Saturday, November 19, 2011

Sermon for Sunday, November 20th, 2011

Last Sunday after Pentecost
Christ the King Sunday
Proper 29 Year A

Ezekiel 34:11-17
Psalm 95:1-7
I Corinthians 15:20-28
St. Matthew 25:31-46

Many of you are probably familiar with the lyrics to the song “Have You Seen Jesus My Lord?” The chorus tells us that “He’s here in plain view.” But is Jesus that easy to see in the world around us.

Yes it is very true that as the song also states. “Have you ever stood in the family, With the Lord there in your midst, Seen the face of Christ in each other? Then I say, that You’ve seen Jesus my Lord.” But that is the easy answer. Now don’t get me wrong, it is a true answer as well. As we look around here we see Jesus around us in each wonderful person, and that is a good thing. But still that is the easy part and in the Gospel today Jesus calls us to a harder and more difficult understanding of where we may be able to see Jesus.

Because Jesus can also be found in those who are the most unlike us and I fear too often we miss that point.

In today’s Gospel Jesus addressed two different groups, each apparently equally clueless. The parable in the Gospel lesson for today is quite a challenge in several ways. For me the first challenge of this parable is the response of both groups of people to the King. The first group had ministered to Jesus, represented by those in great need, the hungry, the thirsty, the homeless, the shivering, the sick and those in prison. Now that in itself we, as Christians, should not find particularly remarkable. It is part of the Gospel message we all recognize. The second group was chastised for failing to minister to Jesus. They had failed to minister to the hungry, thirsty, homeless, shivering, the sick and those in prison and so had failed to minister to Jesus.

But it is the response of both groups that is intriguing. Both of the groups claimed that had no idea that they had ministered to Jesus.

Every one of them had failed to see Jesus in the people around them. And I think more critically, they failed to see Jesus in the people not like them. And this is the challenge for us in the church! Our great danger is in only seeing Jesus in the people around us. It is only seeing Jesus in the people like us. It is easy to see Jesus in the people like us, often much harder to see Jesus in the people unlike us. Singer Joan Osbourne had a great song entitled “What if God was one of us?” The chorus included these words “What if God was one of us Just a slob like one of us Just a stranger on the bus Trying to make his way home."

I think that people are actually ok with seeing God as one of us, just a slob like one of us. Just so long as he is like one of us and not like the people who we are uncomfortable with or afraid of.

And yet the parable for today clearly tells us that we will find and minister to Jesus in the people actually most unlike us.
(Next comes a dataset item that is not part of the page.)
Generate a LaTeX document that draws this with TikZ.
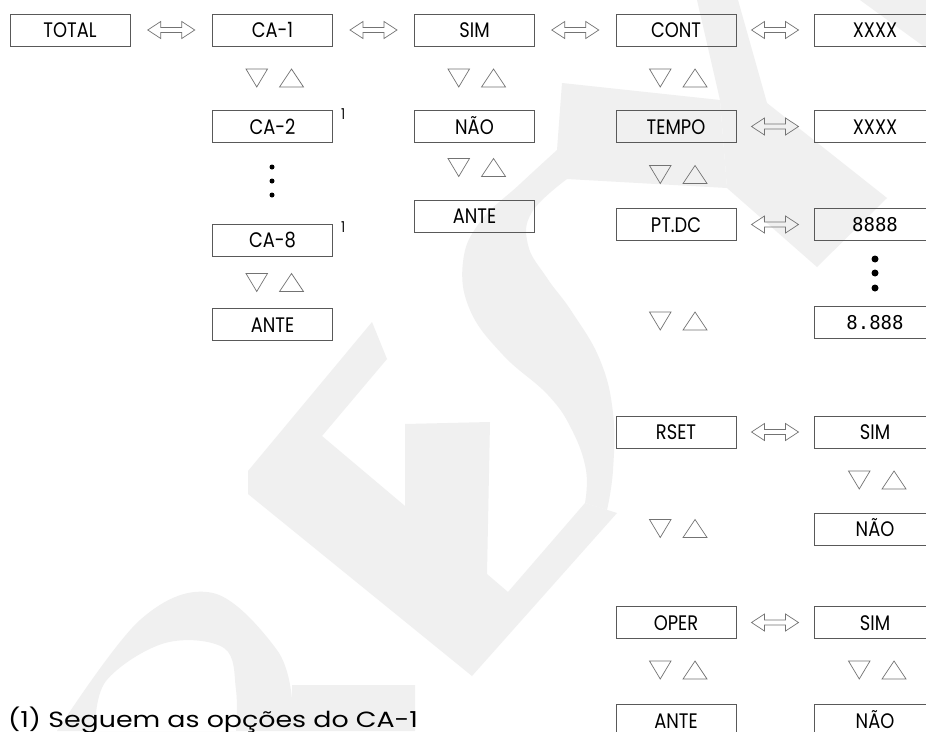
\documentclass[tikz,border=0pt]{standalone}
\usepackage{fontspec}
\setmainfont{Poppins}
\newfontfamily\boxfont[FakeStretch=0.85]{Poppins}
\newfontfamily\notefont[FakeStretch=1.22]{Poppins}
\newfontfamily\numfont{DejaVu Sans Mono}
\usetikzlibrary{calc}

\newcommand\updown[2]{%
  \draw[tri] ({#1-26.5},{#2-9}) -- ({#1-5},{#2-9}) -- ({#1-15.75},{#2+9}) -- cycle;
  \draw[tri] ({#1+7},{#2+9}) -- ({#1+31},{#2+9}) -- ({#1+19},{#2-9}) -- cycle;}
\newcommand\dblarrow[2]{%
  \draw[dbl] ($(#1.east)!0.5!(#2.west)$) ++(-23.5,0) -- ++(13,-8.5) -- ++(0,6) -- ++(21,0) -- ++(0,-6)
     -- ++(13,8.5) -- ++(-13,8.5) -- ++(0,-6) -- ++(-21,0) -- ++(0,6) -- cycle;}

\begin{document}
\begin{tikzpicture}[x=1pt,y=-1pt,
  box/.style={draw=black!65, line width=0.9pt, minimum width=120pt, minimum height=32pt,
    inner sep=0pt, text height=15pt, text depth=0pt, font=\boxfont\fontsize{21}{21}\selectfont},
  rbox/.style={box, minimum width=122pt},
  numbox/.style={rbox, text height=14pt, font=\numfont\fontsize{19}{19}\selectfont},
  tri/.style={draw=black!55, line width=0.7pt, line join=miter},
  dbl/.style={draw=black!55, line width=0.7pt},
  supnum/.style={font=\boxfont\fontsize{15}{15}\selectfont, anchor=north west, inner sep=0pt},
  wm/.style={fill=black!6, draw=none}]

\fill[white] (0,0) rectangle (926,731);
\useasboundingbox (0,0) rectangle (926,731);

% watermark
\fill[wm,even odd rule] plot[smooth, tension=0.6] coordinates {(57,731) (140,620) (213,593) (277,650) (292,700)}
   -- (292,685) -- (415,685) -- (415,731) -- cycle
   plot[smooth, tension=0.6] coordinates {(95,731) (106,681) (165,643) (224,648) (236,690) (236,731)} -- cycle;
\fill[wm] (248,471) -- (372,322) -- (387,359) -- (322,436) -- (405,506) -- (405,424) -- (490,422)
   -- (487,574) -- (508,592) -- (585,503) -- (617,513) -- (472,676) -- (248,494) -- cycle;
\fill[wm] (562,83) -- (720,100) -- (727,188) -- (567,179)
   -- plot[smooth, tension=0.7] coordinates {(567,179) (532,212) (528,245) (547,278) (572,312) (600,360) (613,413) (613,470) (607,510)}
   -- (585,503)
   -- plot[smooth, tension=0.7] coordinates {(585,503) (586,470) (572,430) (548,395) (503,355) (470,310) (463,262) (480,222) (520,184) (557,150)}
   -- cycle;
\fill[wm] (697,0) -- (738,0) -- (767,103) -- (887,198) -- (817,267) -- (727,188) -- (720,100) -- cycle;
\fill[wm] (860,0) -- (926,0) -- (926,48) -- cycle;

% row 1
\node[box] (total) at (70,30) {TOTAL};
\node[box] (ca1) at (272.5,30) {CA-1};
\node[box] (sim1) at (474.5,30) {SIM};
\node[box] (cont) at (676,30) {CONT};
\node[rbox] (xa) at (875,30) {XXXX};

% CA column
\node[box] (ca2) at (272.5,126.5) {CA-2};
\node[box] (ca8) at (272.5,240) {CA-8};
\node[box] (anteca) at (272.5,324.5) {ANTE};
\node[supnum] (sup2) at ($(ca2.north east)+(8,-2)$) {1};
\node[supnum] (sup8) at ($(ca8.north east)+(8,-2)$) {1};
\fill (272,167) circle (2.5) (272,181) circle (2.5) (272,195) circle (2.5);

% SIM column
\node[box] (nao1) at (474.5,126.5) {NÃO};
\node[box] (antesim) at (474.5,216) {ANTE};

% CONT column
\node[box] (tempo) at (676,126.5) {TEMPO};
\node[box] (ptdc) at (676,224.5) {PT.DC};
\node[box] (rset) at (676,432) {RSET};
\node[box] (oper) at (676,622.5) {OPER};
\node[box] (anteop) at (676,720.5) {ANTE};

% right column
\node[rbox] (xb) at (875,126.5) {XXXX};
\node[numbox] (n1) at (875,224.5) {8888};
\node[numbox] (n2) at (875,322) {8.888};
\fill (875,259) circle (3.5) (875,273) circle (3.5) (875,288) circle (3.5);
\node[rbox] (sim2) at (875,432) {SIM};
\node[rbox] (nao2) at (875,529) {NÃO};
\node[rbox] (sim3) at (875,622.5) {SIM};
\node[rbox] (nao3) at (875,720.5) {NÃO};

% double arrows
\dblarrow{total}{ca1}
\dblarrow{ca1}{sim1}
\dblarrow{sim1}{cont}
\dblarrow{cont}{xa}
\dblarrow{tempo}{xb}
\dblarrow{ptdc}{n1}
\dblarrow{rset}{sim2}
\dblarrow{oper}{sim3}

% up/down triangles
\updown{272.5}{78}
\updown{474.5}{78}
\updown{676}{78}
\updown{474.5}{167.5}
\updown{676}{174.5}
\updown{272.5}{282.5}
\updown{676}{321}
\updown{875}{480}
\updown{676}{528.5}
\updown{676}{670}
\updown{875}{670}

% footnote
\node[anchor=base west, inner sep=0pt, font=\notefont\fontsize{22}{22}\selectfont] (note) at (8,727) {(1) Seguem as opções do CA-1};
\end{tikzpicture}
\end{document}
This should be inspiring because it challenges us to be at our very best as a Christian. But it is also frightening because it seems so very easy to end up on the wrong end of the equation. The end where we are found wanting.

It is inspiring because we all want to be that Christian who feed Jesus, who gave water to Jesus, who welcomed Jesus, who clothed Jesus, who visited Jesus.

It is challenging because we are also reminded in this passage how easy it is to be the Christian who does not feed Jesus, who does not give water to Jesus, who does not welcome Jesus, who does not cloth Jesus, who does not visit Jesus.

Both of these groups had one important quality in common. They shared one common trait. In both of these groups, the people did not see when they either were or were not doing those things for Jesus.

That is the key. They did not see Jesus in what they were doing. It is easy to do the right thing when we know Jesus is there. It is easy to see the Jesus who did so much for us and want to do any small part to do something for him. But Jesus Himself is not here physically. I believe that the Gospel passage is driving home a very important lesson. And that lesson is that Christianity is not just about our relationship with God. It is about our relationship with those created in the image of God.

That is why in each individual around us, when we do anything for them we are doing it just as if we were doing it for Jesus. You see, God is to be found in each and every one of us. But now comes the challenging part.

When we look at humanity, particularly when we look at the poor, the disenfranchised, the street people, the mentally impaired, the felons it is very hard to see Jesus. Instead our prejudices and our fears and our dislikes spring into our minds.

They prevent us from wanting to serve the Jesus found in each one of us. And that was what the second group saw too. When they looked at these needy people, they did not see Jesus, they forgot to see God in them.

And that allowed them to ignore them and pretend that they did not exist. And that is the truly frightening part in this lesson. That Jesus may be right in front of us and the danger is that we do not see Him.

Just as he was in the Gospel, Jesus is challenging us again today. He is challenging us to look at the world in with new eyes. Actually He is challenging us to look at the world through His eyes.

When we do, we will see the opportunities to serve those who need to experience the love of God the most. When we look through the world in Jesus eyes, we will see Jesus looking back at us.

Have you seen Jesus my Lord? He’s here in plain view. Take a look, open your eyes.